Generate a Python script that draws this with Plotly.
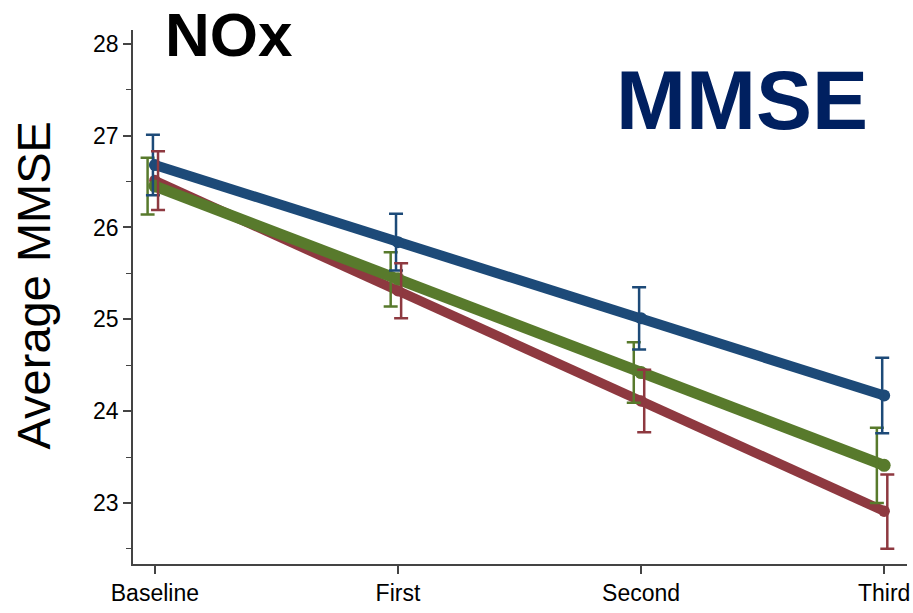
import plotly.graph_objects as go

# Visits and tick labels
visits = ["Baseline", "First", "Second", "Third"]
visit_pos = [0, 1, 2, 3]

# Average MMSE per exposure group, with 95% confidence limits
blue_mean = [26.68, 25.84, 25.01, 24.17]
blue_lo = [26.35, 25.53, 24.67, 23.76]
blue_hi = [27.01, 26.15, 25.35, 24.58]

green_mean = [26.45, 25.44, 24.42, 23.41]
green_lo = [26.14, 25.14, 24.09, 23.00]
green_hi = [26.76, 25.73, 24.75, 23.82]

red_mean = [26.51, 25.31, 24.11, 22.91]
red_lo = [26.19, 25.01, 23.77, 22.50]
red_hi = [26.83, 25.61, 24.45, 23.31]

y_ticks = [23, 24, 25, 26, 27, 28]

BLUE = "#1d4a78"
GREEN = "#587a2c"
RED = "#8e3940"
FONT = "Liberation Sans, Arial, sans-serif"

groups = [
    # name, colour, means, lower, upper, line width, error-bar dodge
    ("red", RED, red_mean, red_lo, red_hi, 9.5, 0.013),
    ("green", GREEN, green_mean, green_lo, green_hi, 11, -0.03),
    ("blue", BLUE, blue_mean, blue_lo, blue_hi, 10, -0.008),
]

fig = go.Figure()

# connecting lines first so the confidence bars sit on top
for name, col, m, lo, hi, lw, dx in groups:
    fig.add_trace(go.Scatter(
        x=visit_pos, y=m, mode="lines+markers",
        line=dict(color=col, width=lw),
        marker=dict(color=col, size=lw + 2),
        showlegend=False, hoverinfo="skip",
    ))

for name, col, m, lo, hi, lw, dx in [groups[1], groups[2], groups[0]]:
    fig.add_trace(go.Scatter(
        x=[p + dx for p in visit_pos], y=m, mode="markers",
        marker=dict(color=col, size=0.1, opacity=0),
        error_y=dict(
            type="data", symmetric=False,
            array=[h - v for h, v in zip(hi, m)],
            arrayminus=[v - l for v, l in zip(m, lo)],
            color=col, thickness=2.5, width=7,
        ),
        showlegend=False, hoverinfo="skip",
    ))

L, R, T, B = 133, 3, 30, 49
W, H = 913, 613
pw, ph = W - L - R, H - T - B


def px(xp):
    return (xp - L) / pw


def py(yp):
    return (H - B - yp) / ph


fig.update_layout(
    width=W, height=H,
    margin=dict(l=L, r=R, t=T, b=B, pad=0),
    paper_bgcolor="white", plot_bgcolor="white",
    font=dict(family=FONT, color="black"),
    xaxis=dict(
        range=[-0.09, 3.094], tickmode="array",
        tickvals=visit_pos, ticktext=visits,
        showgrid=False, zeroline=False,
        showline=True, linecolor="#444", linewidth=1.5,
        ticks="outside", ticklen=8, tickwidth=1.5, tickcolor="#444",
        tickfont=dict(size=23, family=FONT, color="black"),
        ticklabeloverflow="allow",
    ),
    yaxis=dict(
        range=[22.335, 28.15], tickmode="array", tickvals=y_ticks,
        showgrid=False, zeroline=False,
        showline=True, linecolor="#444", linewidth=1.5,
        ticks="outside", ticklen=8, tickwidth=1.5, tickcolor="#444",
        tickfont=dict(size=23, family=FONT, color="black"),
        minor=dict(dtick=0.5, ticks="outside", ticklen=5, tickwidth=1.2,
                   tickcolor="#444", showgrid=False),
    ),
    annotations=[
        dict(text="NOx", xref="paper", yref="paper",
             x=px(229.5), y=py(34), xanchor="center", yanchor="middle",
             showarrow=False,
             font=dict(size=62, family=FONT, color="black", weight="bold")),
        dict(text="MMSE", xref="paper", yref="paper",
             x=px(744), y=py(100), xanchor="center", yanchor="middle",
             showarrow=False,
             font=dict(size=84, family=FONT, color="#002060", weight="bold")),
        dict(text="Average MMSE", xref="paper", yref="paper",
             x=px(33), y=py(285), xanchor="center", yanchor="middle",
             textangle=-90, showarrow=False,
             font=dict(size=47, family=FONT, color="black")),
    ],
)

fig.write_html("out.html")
□ □ □ □
* **Set exercise**: Copy out each line of the listing that holds "with".

* **Exercise response**:
Generate a Python script that draws this with Plotly.
# Average MMSE per exposure group, with 95% confidence limits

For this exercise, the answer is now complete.